Years later, Gramps and his siblings left Iowa for Missouri to speak with a woman they knew to have paid witness to their grandparents’ marriage. The woman, aged 100, proved to be addle-minded, but directed them to the Kahoka County Courthouse where they would be able to secure a copy of their grandparent’s marriage license, a necessary first step in tracing their Cherokee lineage.
Hopeful, Gramps and his siblings headed for Kahoka. They arrived too late. Instead of finding the courthouse, they found a pile of rubble still smoldering from the fire that destroyed it and all of its contents.
Act III – The Source
Gramps retired two years before I was born. I have a copy of his retirement bulletin. It reads:
Mr. Henry L. Morris, Pork Cut Department, elected to take an early retirement on November 1, 1964.

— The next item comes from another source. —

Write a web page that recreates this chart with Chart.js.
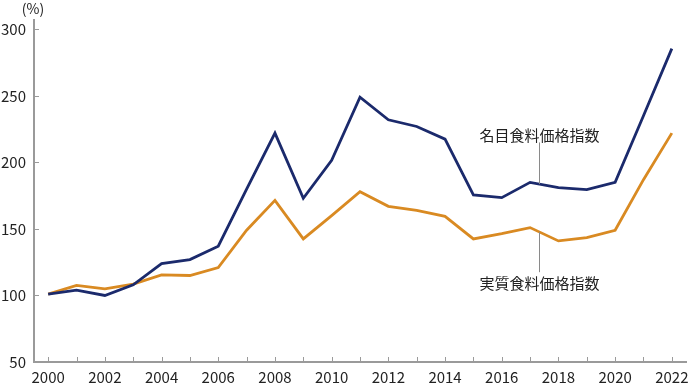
<!DOCTYPE html>
<html>
<head>
<meta charset="utf-8">
<script src="https://cdn.jsdelivr.net/npm/chart.js@4.4.0/dist/chart.umd.min.js"></script>
<style>
  html, body { margin: 0; padding: 0; background: #fff; }
  #wrap { width: 690px; height: 384px; }
</style>
</head>
<body>
<div id="wrap"><canvas id="foodChart"></canvas></div>
<script>
const years = ['2000','2001','2002','2003','2004','2005','2006','2007','2008','2009','2010',
               '2011','2012','2013','2014','2015','2016','2017','2018','2019','2020','2021','2022'];
const nominalIndex = [101, 104, 100, 108, 124, 127, 137, 180, 222, 173, 201.5,
                      249, 232, 227, 217.5, 175.5, 173.5, 185, 181, 179.5, 185, 235, 285.5];
const realIndex = [101, 107.5, 105, 108.5, 115.5, 115, 121, 149, 171.5, 142.5, 160,
                   178, 167, 164, 159.5, 142.5, 146.5, 151, 141, 143.5, 149, 187, 222];
const yTickValues = [50, 100, 150, 200, 250, 300];
const seriesNames = ['名目食料価格指数', '実質食料価格指数'];

const FONT = '"Noto Sans CJK JP", "Noto Sans", sans-serif';
const TEXT = '#222';
const AXIS = '#9a9a9a';

// value on a series at a fractional category index
function valueAt(series, idx) {
    const i = Math.floor(idx), f = idx - i;
    return series[i] + (series[i + 1] - series[i]) * f;
}

// leader labels: which series, where along x, how far the leader goes, where the text sits
const leaders = [
    { text: seriesNames[0], series: nominalIndex, at: 17.33, lineTo: 215, textAt: 220.5 },
    { text: seriesNames[1], series: realIndex, at: 17.33, lineTo: 117.5, textAt: 109.5 }
];

const extras = {
    id: 'extras',
    afterDraw(chart) {
        const ctx = chart.ctx;
        const x = chart.scales.x, y = chart.scales.y;
        ctx.save();
        // inward tick marks
        ctx.strokeStyle = AXIS;
        ctx.lineWidth = 1;
        x.ticks.forEach((t, i) => {
            const px = Math.round(x.getPixelForTick(i)) + 0.5;
            ctx.beginPath();
            ctx.moveTo(px, y.bottom);
            ctx.lineTo(px, y.bottom - 5);
            ctx.stroke();
        });
        y.ticks.forEach((t, i) => {
            const py = Math.round(y.getPixelForTick(i)) + 0.5;
            ctx.beginPath();
            ctx.moveTo(x.left, py);
            ctx.lineTo(x.left + 5, py);
            ctx.stroke();
        });
        // unit
        ctx.fillStyle = TEXT;
        ctx.font = '14px ' + FONT;
        ctx.textAlign = 'center';
        ctx.textBaseline = 'middle';
        ctx.fillText('(%)', 33, 9);
        // leader lines + labels
        ctx.font = '15px ' + FONT;
        leaders.forEach(l => {
            const px = Math.round(x.getPixelForValue(l.at)) + 0.5;
            const from = y.getPixelForValue(valueAt(l.series, l.at));
            const to = y.getPixelForValue(l.lineTo);
            ctx.strokeStyle = '#8a8a8a';
            ctx.beginPath();
            ctx.moveTo(px, from);
            ctx.lineTo(px, to);
            ctx.stroke();
            ctx.fillStyle = TEXT;
            ctx.fillText(l.text, px, y.getPixelForValue(l.textAt));
        });
        ctx.restore();
    }
};

new Chart(document.getElementById('foodChart'), {
    type: 'line',
    data: {
        labels: years,
        datasets: [
            { label: seriesNames[0], data: nominalIndex, borderColor: '#1b2a6c', borderWidth: 2.8,
              pointRadius: 0, tension: 0, fill: false },
            { label: seriesNames[1], data: realIndex, borderColor: '#d98a22', borderWidth: 2.8,
              pointRadius: 0, tension: 0, fill: false }
        ]
    },
    options: {
        responsive: true,
        maintainAspectRatio: false,
        animation: false,
        layout: { padding: { top: 20, right: 4, left: 0, bottom: 0 } },
        plugins: { legend: { display: false }, tooltip: { enabled: false } },
        scales: {
            x: {
                type: 'category',
                offset: true,
                grid: { display: false, drawTicks: false },
                border: { display: true, color: AXIS, width: 2 },
                ticks: {
                    autoSkip: false, maxRotation: 0, padding: 6,
                    color: TEXT, font: { family: FONT, size: 15 },
                    callback: function (v) {
                        const yr = Number(this.getLabelForValue(v));
                        return yr % 2 === 0 ? String(yr) : '';
                    }
                },
                afterFit: s => { s.height = 22; s.paddingLeft = 0; s.paddingRight = 0; }
            },
            y: {
                min: 50, max: 307,
                grid: { display: false, drawTicks: false },
                border: { display: true, color: AXIS, width: 2 },
                ticks: { padding: 8, color: TEXT, font: { family: FONT, size: 15 } },
                afterBuildTicks: s => { s.ticks = yTickValues.map(v => ({ value: v })); },
                afterFit: s => { s.width = 34; }
            }
        }
    },
    plugins: [extras]
});
</script>
</body>
</html>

Henry’s continuous service with John Morrell & Co. dates back 27 years to September 16, 1937 when he was employed in the Kill and Cut. Previously, he had accumulated over 22 years of service with the company giving him a combined service record of more than 49 years. In addition to the Kill & Cut, Henry worked in Dry Salt, Sausage, Pickle, Green Hides, Sheep Offal, and on the Export Dock.
Our best wishes for a happy and healthy future go with Henry on his retirement.

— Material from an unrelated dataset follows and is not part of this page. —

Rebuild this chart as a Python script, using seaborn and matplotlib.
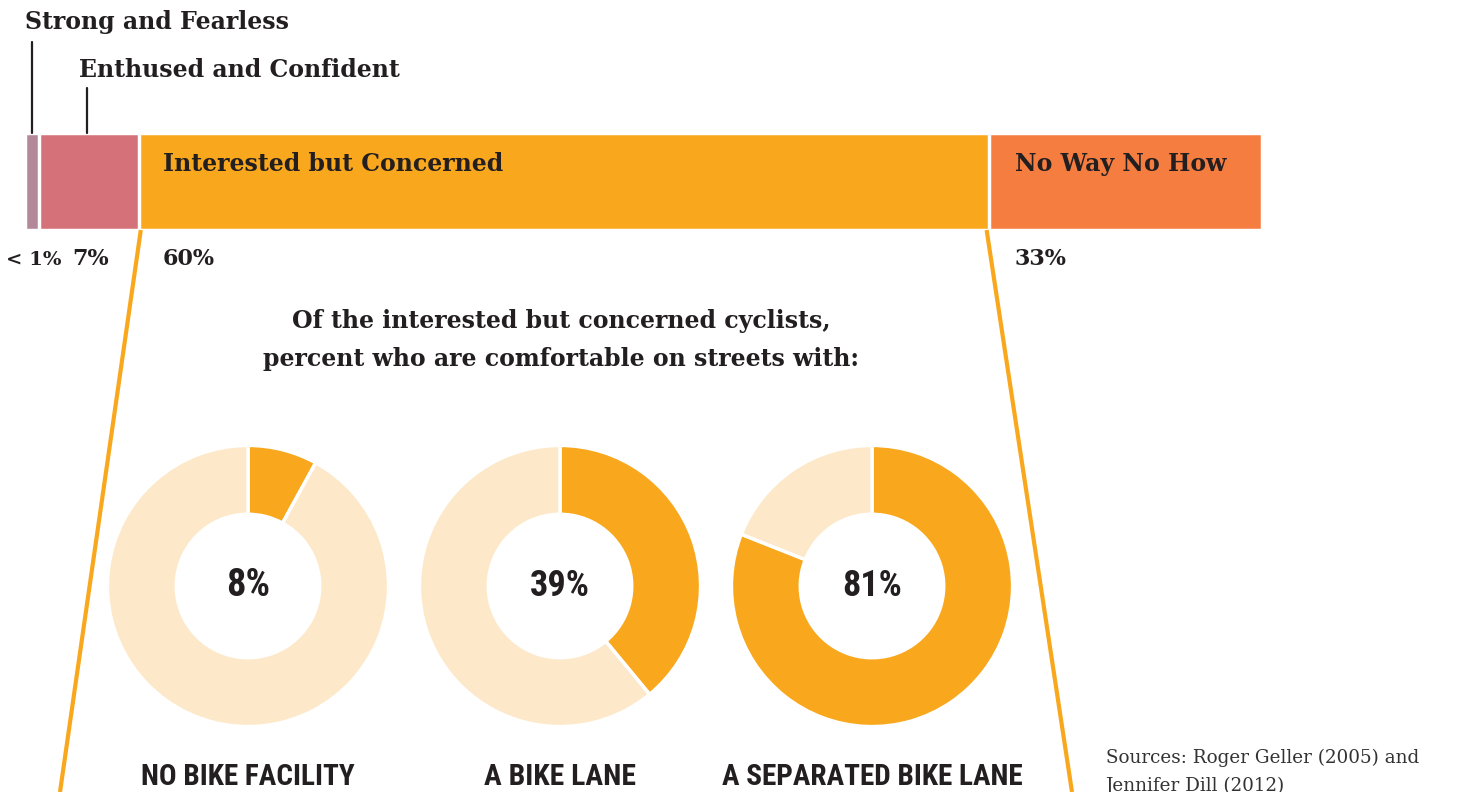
import numpy as np
import pandas as pd
import matplotlib
matplotlib.use("Agg")
import matplotlib.pyplot as plt
import seaborn as sns

# four cyclist types, top bar
groups = ["Strong and Fearless", "Enthused and Confident",
          "Interested but Concerned", "No Way No How"]
group_pct = ["< 1%", "7%", "60%", "33%"]
# widths as drawn in the graphic (the source is not to scale)
bar_share = [1.1, 8.1, 68.7, 22.1]
group_colors = ["#B38899", "#D47179", "#F9A81E", "#F57D3F"]

# comfort of the interested-but-concerned group
facilities = ["NO BIKE FACILITY", "A BIKE LANE", "A SEPARATED BIKE LANE"]
comfortable = [8, 39, 81]

ORANGE = "#F9A81E"
LIGHT = "#FDE9C9"
INK = "#231F20"
W, H = 1462, 792

sns.set_theme(style="white")
plt.rcParams["font.family"] = ["DejaVu Serif"]
cond = ["Roboto Condensed", "Liberation Sans Narrow", "DejaVu Sans"]

fig = plt.figure(figsize=(W / 100, H / 100), dpi=100)


def px_axes(x0, y0, x1, y1):
    return fig.add_axes([x0 / W, 1 - y1 / H, (x1 - x0) / W, (y1 - y0) / H])


bg = px_axes(0, 0, W, H)
bg.set_xlim(0, W)
bg.set_ylim(H, 0)
bg.axis("off")
bg.set_zorder(5)

# stacked bar: cumulative bars, longest first so shorter ones sit on top
bar_l, bar_r, bar_t, bar_b = 25, 1262, 133, 230
bax = px_axes(bar_l, bar_t, bar_r, bar_b)
cum = np.cumsum(bar_share)
df = pd.DataFrame({"row": [""] * len(groups), "end": cum, "group": groups})
sns.barplot(data=df, x="end", y="row", hue="group", hue_order=groups[::-1],
            palette=dict(zip(groups, group_colors)), dodge=False, width=1,
            saturation=1, edgecolor="white", linewidth=2.5, legend=False, ax=bax)
bax.set_xlim(0, cum[-1])
bax.set_ylim(0.5, -0.5)
bax.axis("off")

seg_left = bar_l + (np.r_[0, cum[:-1]] / cum[-1]) * (bar_r - bar_l)

# labels above / inside / below the bar
hdr = dict(fontsize=17, fontweight="bold", color=INK, va="center")
bg.text(25, 22, groups[0], **hdr)
bg.text(79, 70, groups[1], **hdr)
bg.plot([32, 32], [42, bar_t], color=INK, lw=1.6)
bg.plot([87, 87], [88, bar_t], color=INK, lw=1.6)
bg.text(seg_left[2] + 24, 164, groups[2], **hdr)
bg.text(seg_left[3] + 26, 164, groups[3], **hdr)

pct = dict(fontsize=16, fontweight="bold", color=INK, va="center")
bg.text(62, 260, group_pct[0], ha="right", **dict(pct, fontsize=14))
bg.text(72, 259, group_pct[1], **pct)
bg.text(seg_left[2] + 24, 259, group_pct[2], **pct)
bg.text(seg_left[3] + 26, 259, group_pct[3], **pct)

# funnel lines from the orange segment
bg.plot([seg_left[2] + 2, 60], [bar_b, H], color=ORANGE, lw=3, solid_capstyle="butt")
bg.plot([seg_left[3] - 2, 1072], [bar_b, H], color=ORANGE, lw=3, solid_capstyle="butt")

bg.text(561, 340, "Of the interested but concerned cyclists,\npercent who are comfortable on streets with:",
        fontsize=17, fontweight="bold", color=INK, ha="center", va="center",
        linespacing=1.75)

# donuts
centers = [248, 560, 872]
cy, r = 586, 142
mid_w = [44, 60, 60]
name_w = [214, 152, 302]
fitted = []
for cx, v, name, mw, nw in zip(centers, comfortable, facilities, mid_w, name_w):
    ax = px_axes(cx - r, cy - r, cx + r, cy + r)
    ax.pie([v, 100 - v], colors=[ORANGE, LIGHT], startangle=90, counterclock=False,
           radius=1, wedgeprops=dict(width=0.49, edgecolor="white", linewidth=2.5))
    ax.set_xlim(-1.01, 1.01)
    ax.set_ylim(-1.01, 1.01)
    ax.set_aspect("equal")
    ax.axis("off")
    t1 = ax.text(0, 0, f"{v}%", family=cond, stretch="condensed", fontsize=24,
                 fontweight="bold", color=INK, ha="center", va="center")
    t2 = bg.text(cx, 763, name, family=cond, stretch="condensed", fontsize=26,
                 fontweight="bold", color=INK, ha="center", va="top")
    fitted += [(t1, mw), (t2, nw)]

# size the condensed labels to about the widths they take in the original
fig.canvas.draw()
rend = fig.canvas.get_renderer()
for t, target in fitted:
    w = t.get_window_extent(rend).width
    t.set_fontsize(t.get_fontsize() * target / w)

bg.text(1106, 749, "Sources: Roger Geller (2005) and\nJennifer Dill (2012)",
        fontsize=13.2, color="#333333", va="top", linespacing=1.7)

fig.savefig("out.png", dpi=100)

The sounds of my childhood were filled with the death squeals of hogs aware of their future as they were herded up the catwalk of Morrell’s. On humid summer days, the stench of their death filled my hometown. For years, my grandfather, and many others, walked ankle deep in the blood of those animals, until, after years of fighting for workers’ rights, my grandfather and the union he led, forced the company to provide them with a sanitary work environment.
My grandfather died in the spring of 1986 from advanced emphysema. At least, according to his death certificate.
Shortly before his death, my mother phoned me, crying. She had just returned from visiting my grandfather in the nursing home where he spent his last days being assaulted. His lungs, depriving him of air, reproached him for all the years of abuse. Nearing his death, he grew delirious. On this day, my mother tried to calm him as he stabbed the air, holding an imaginary knife. He cried and yelled through fits of mucous soaked coughs. While gasping for air, he admonished the man who had killed too much.
My grandfather made no less than fifteen matchstick structures. To date, none have gone up in flames.